Viewed from this perspective, the Iranian nuclear program is a reaction to the proliferation efforts of Pakistan and Saudi Arabia; both hostile Sunni powers that are bent on extermination of all Shia communities.

Secondly, the key risk for the West has been Sunni extremism and not its Shia equivalent (barring Israel which has faced horrific acts of terrorism from Iran-funded outfits). 9/11 was perpetrated by Sunni extremists, and 16 hijackers hailed from Saudi Arabia. This little fact is usually kicked under the carpet when analysts talk about terrorism, because of course many Western think-tanks have been funded by the House of Saud, and have a vested interest in highlighting Iran as the principal risk; something that events on the ground do not bear out.

Saudi Arabia has been exporting its virulent form of extremism to other countries, taking turns to destabilize and radicalize countries. Three countries stand out in this regard – Turkey, Afghanistan and Pakistan. One is a NATO ally and the other two are allied with the U.S. in its war on terror; and yet the “friendly” Saudi government has deemed it fit to destabilize and radicalize these countries. With friends like the House of Saud, does America even need enemies?

To the extent that any Iranian nuclear program helps to defang the House of Saud, that would be welcome news for the rest of the world. The Iranians are worried about extermination and genocide at the hands of Sunni fanatics, having a couple of nukes handy to drop on Riyadh can be no bad thing in helping to avoid that eventuality.

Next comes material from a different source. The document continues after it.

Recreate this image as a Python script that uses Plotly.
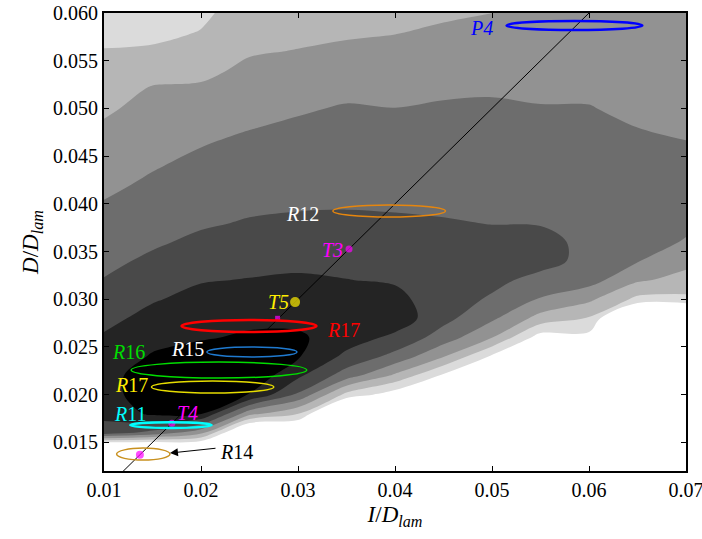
import numpy as np
import plotly.graph_objects as go

# ---------------- background density field (level index) ----------------
x_grid = [0.010, 0.015, 0.020, 0.025, 0.030, 0.035, 0.040, 0.045, 0.050, 0.055, 0.060, 0.065, 0.070]
y_grid = [0.012, 0.014, 0.016, 0.018, 0.020, 0.022, 0.024, 0.026, 0.028, 0.030, 0.032, 0.034, 0.036,
          0.038, 0.040, 0.042, 0.044, 0.046, 0.048, 0.050, 0.052, 0.054, 0.056, 0.058, 0.060]

# one list per x column (bottom -> top)
level_x010 = [-8, -4, 5.0, 5.8, 5.8, 5.8, 5.8, 5.6, 5.24, 4.89, 4.54, 4.28, 4.04, 3.79, 3.55, 3.31, 3.08, 2.85, 2.62, 2.36, 2.09, 1.82, 1.54, 1.27, 1.0]
level_x015 = [-8, -3.43, 4.2, 6.67, 7.5, 7.5, 6.6, 6.16, 5.79, 5.42, 5.05, 4.67, 4.37, 4.13, 3.89, 3.65, 3.43, 3.22, 3.01, 2.79, 2.58, 2.18, 1.66, 1.2, 1.0]
level_x020 = [-8, -2.55, 2.8, 6.55, 7.5, 7.5, 7.0, 6.4, 6.11, 5.78, 5.44, 5.07, 4.69, 4.39, 4.17, 3.94, 3.72, 3.49, 3.2, 2.91, 2.63, 2.29, 1.91, 1.54, 1.3]
level_x025 = [-8, -6, -1.92, 2.83, 6.45, 7.3, 7.3, 6.65, 6.25, 5.89, 5.54, 5.21, 4.89, 4.57, 4.33, 4.12, 3.9, 3.69, 3.47, 3.2, 2.94, 2.68, 2.42, 2.2, 2.0]
level_x030 = [-8, -6, -1.59, 1.53, 4.34, 5.7, 6.6, 6.65, 6.24, 5.93, 5.62, 5.3, 4.97, 4.65, 4.4, 4.21, 4.01, 3.82, 3.63, 3.41, 3.12, 2.82, 2.53, 2.3, 2.1]
level_x035 = [-8, -6, -5, -2.6, 1.18, 4.0, 5.25, 6.0, 5.9, 5.71, 5.52, 5.24, 4.95, 4.66, 4.43, 4.26, 4.09, 3.92, 3.75, 3.57, 3.3, 2.97, 2.64, 2.4, 2.25]
level_x040 = [-8, -6, -5, -3, -0.07, 2.31, 4.19, 5.27, 6.1, 5.77, 5.4, 5.14, 4.88, 4.62, 4.4, 4.22, 4.05, 3.87, 3.69, 3.51, 3.25, 2.98, 2.71, 2.47, 2.3]
level_x045 = [-8, -6, -5, -4, -2, 0.32, 2.55, 4.04, 4.8, 4.95, 4.95, 4.85, 4.7, 4.55, 4.38, 4.22, 4.06, 3.9, 3.74, 3.59, 3.38, 3.12, 2.86, 2.6, 2.4]
level_x050 = [-8, -6, -5, -4, -3, -2, 0.335, 2.54, 3.68, 4.38, 4.75, 4.9, 4.7, 4.48, 4.34, 4.19, 4.05, 3.9, 3.75, 3.6, 3.43, 3.19, 2.95, 2.72, 2.48]
level_x055 = [-8, -6, -5, -4, -3, -2.5, -2, 0.013, 2.13, 3.42, 4.19, 4.85, 4.85, 4.43, 4.28, 4.13, 3.98, 3.83, 3.68, 3.53, 3.4, 3.3, 3.25, 3.2, 3.2]
level_x060 = [-8, -6, -5, -4, -3, -2.5, -2, 0.14, 1.42, 2.7, 3.9, 4.2, 4.2, 4.1, 4.0, 3.9, 3.82, 3.72, 3.62, 3.52, 3.42, 3.35, 3.3, 3.3, 3.3]
level_x065 = [-8, -6, -5, -4, -3, -3, -3, -3, -2.5, 1.25, 2.64, 3.55, 3.9, 4.0, 3.95, 3.88, 3.78, 3.65, 3.5, 3.4, 3.35, 3.3, 3.3, 3.3, 3.3]
level_x070 = [-8, -6, -5, -4, -3, -3, -3, -3, -2.5, 1.27, 2.13, 2.8, 3.43, 3.7, 3.85, 3.85, 3.7, 3.55, 3.4, 3.3, 3.25, 3.25, 3.25, 3.25, 3.25]

level_columns = [level_x010, level_x015, level_x020, level_x025, level_x030, level_x035, level_x040,
                 level_x045, level_x050, level_x055, level_x060, level_x065, level_x070]

gray_levels = ['#ffffff', '#dbdbdb', '#b6b6b6', '#929292', '#6d6d6d', '#494949', '#242424', '#000000']

# ---------------- orbits (ellipses) ----------------
orbit_labels = ['P4', 'R12', 'R17', 'R15', 'R16', 'R17', 'R11', 'R14']
orbit_xmin = [0.0515, 0.0336, 0.0180, 0.0206, 0.0128, 0.0149, 0.0127, 0.0113]
orbit_xmax = [0.0655, 0.0452, 0.0319, 0.0299, 0.0309, 0.0275, 0.0211, 0.0168]
orbit_ymid = [0.05869, 0.03925, 0.02719, 0.02447, 0.02258, 0.02080, 0.01681, 0.01377]
orbit_half_h = [0.00047, 0.00063, 0.00063, 0.00052, 0.00084, 0.00063, 0.00030, 0.00063]
orbit_colors = ['#0000ff', '#e6860e', '#ff0000', '#1f7ad0', '#00dd00', '#e6dc00', '#00ffff', '#c8901e']
orbit_widths = [2.5, 1.5, 2.5, 1.5, 1.5, 1.5, 2.5, 1.5]

# ---------------- fixed points ----------------
point_names = ['T3', 'T5', 'T4', 'R14pt', 'R17pt']
point_x = [0.03526, 0.0297, 0.0170, 0.0137, 0.0279]
point_y = [0.03526, 0.0297, 0.0170, 0.0137, 0.0280]
point_colors = ['#ff00ff', '#ffee00', '#ff00ff', '#ff00ff', '#ff00ff']
point_sizes = [7, 10, 7, 8, 5]
point_symbols = ['circle', 'circle', 'circle', 'circle', 'square']

# ---------------- text labels ----------------
label_text = ['<i>P4</i>', '<i>R</i>12', '<i>T3</i>', '<i>T5</i>', '<i>R</i>17', '<i>R</i>15',
              '<i>R</i>16', '<i>R</i>17', '<i>R</i>11', '<i>T4</i>', '<i>R</i>14']
label_x = [0.0503, 0.0324, 0.0348, 0.0293, 0.0328, 0.0205, 0.0106, 0.0109, 0.0108, 0.0186, 0.0218]
label_y = [0.05840, 0.03890, 0.03520, 0.02970, 0.02677, 0.02478, 0.02450, 0.02100, 0.01800, 0.01807, 0.01398]
label_colors = ['#0000ff', '#ffffff', '#ff00ff', '#ffee00', '#ff0000', '#ffffff',
                '#00dd00', '#ffee00', '#00ffff', '#ff00ff', '#000000']
label_anchor = ['right', 'right', 'right', 'right', 'left', 'right', 'left', 'left', 'left', 'center', 'left']

diag = [0.0, 0.1]

serif = 'Liberation Serif'

fig = go.Figure()

n = len(gray_levels) - 1
cs = []
for k, c in enumerate(gray_levels):
    lo = max(0.0, (k - 0.5) / n)
    hi = min(1.0, (k + 0.5) / n)
    cs.append([lo, c])
    cs.append([hi, c])

fig.add_trace(go.Contour(
    x=x_grid, y=y_grid, z=np.array(level_columns).T.tolist(),
    zmin=0, zmax=7, zauto=False,
    colorscale=cs, showscale=False,
    contours=dict(start=0.5, end=6.5, size=1, coloring='fill', showlines=False),
    line=dict(width=0), hoverinfo='skip'))

fig.add_trace(go.Scatter(x=diag, y=diag, mode='lines',
                         line=dict(color='black', width=1), showlegend=False, hoverinfo='skip'))

for i in range(len(orbit_labels)):
    fig.add_shape(type='circle', xref='x', yref='y',
                  x0=orbit_xmin[i], x1=orbit_xmax[i],
                  y0=orbit_ymid[i] - orbit_half_h[i], y1=orbit_ymid[i] + orbit_half_h[i],
                  line=dict(color=orbit_colors[i], width=orbit_widths[i]))

fig.add_trace(go.Scatter(x=point_x, y=point_y, mode='markers',
                         marker=dict(color=point_colors, size=point_sizes, symbol=point_symbols,
                                     line=dict(width=0)),
                         showlegend=False, hoverinfo='skip'))

for i in range(len(label_text)):
    fig.add_annotation(x=label_x[i], y=label_y[i], text=label_text[i], showarrow=False,
                       xanchor=label_anchor[i], yanchor='middle',
                       font=dict(family=serif, size=20, color=label_colors[i]))

# arrow from R14 label to its orbit
fig.add_annotation(x=0.0168, y=0.01388, ax=0.02165, ay=0.01440, axref='x', ayref='y',
                   xref='x', yref='y', text='', showarrow=True, arrowhead=2, arrowsize=1.6,
                   arrowwidth=1, arrowcolor='black')

axis_common = dict(showline=True, linecolor='black', linewidth=2, mirror='ticks', ticks='inside',
                   ticklen=5, tickwidth=1, tickcolor='black', showgrid=False, zeroline=False,
                   automargin=False, ticklabeloverflow='allow',
                   tickfont=dict(family=serif, size=20, color='black'))

fig.update_xaxes(range=[0.01, 0.07], tickvals=[0.01, 0.02, 0.03, 0.04, 0.05, 0.06, 0.07],
                 ticktext=['0.01', '0.02', '0.03', '0.04', '0.05', '0.06', '0.07'],
                 title=dict(text='<i>I</i>/<i>D</i><sub><i>lam</i></sub>',
                            font=dict(family=serif, size=23, color='black'), standoff=6),
                 **axis_common)
fig.update_yaxes(range=[0.012, 0.060],
                 tickvals=[0.015, 0.020, 0.025, 0.030, 0.035, 0.040, 0.045, 0.050, 0.055, 0.060],
                 ticktext=['0.015', '0.020', '0.025', '0.030', '0.035', '0.040', '0.045', '0.050', '0.055', '0.060'],
                 title=dict(text='<i>D</i>/<i>D</i><sub><i>lam</i></sub>',
                            font=dict(family=serif, size=23, color='black'), standoff=8),
                 **axis_common)

fig.update_layout(width=702, height=539, margin=dict(l=104, r=16, t=13, b=68, autoexpand=False),
                  paper_bgcolor='white', plot_bgcolor='white', showlegend=False)

# remove the browser's default 8 px body margin so the figure fills the window exactly
fig.write_html('out.html', config={'displayModeBar': False},
               post_script="document.body.style.margin='0';")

Thirdly, the House of Saud has become a more dangerous entity over the past few months as it tries to establish its authority on the region. The terrorists of the Islamic State were funded by the House of Saud, something they quietly downplay these days after the philistines ran amok, chopping off American heads much to the consternation of the rest of the world. The invasion of Yemen ostensibly to oust the Houthi rebels is another piece of evidence pointing directly to the overly aggressive and militant tendencies of the House of Saud.

After the death of King Abdullah, a few interesting articles circulated that highlighted the “reformed” Saudi state against the more barbaric Islamic State outfit that Western media were railing against. The image from Google is reproduced below. The differences are small, and the distinction, little. Clearly, the House of Saud is not a force for good in the region or indeed, the world. Any player who sees the House of Saud as a direct enemy – as ironically both the Islamic State and Iran do – are likely to be useful in the long run.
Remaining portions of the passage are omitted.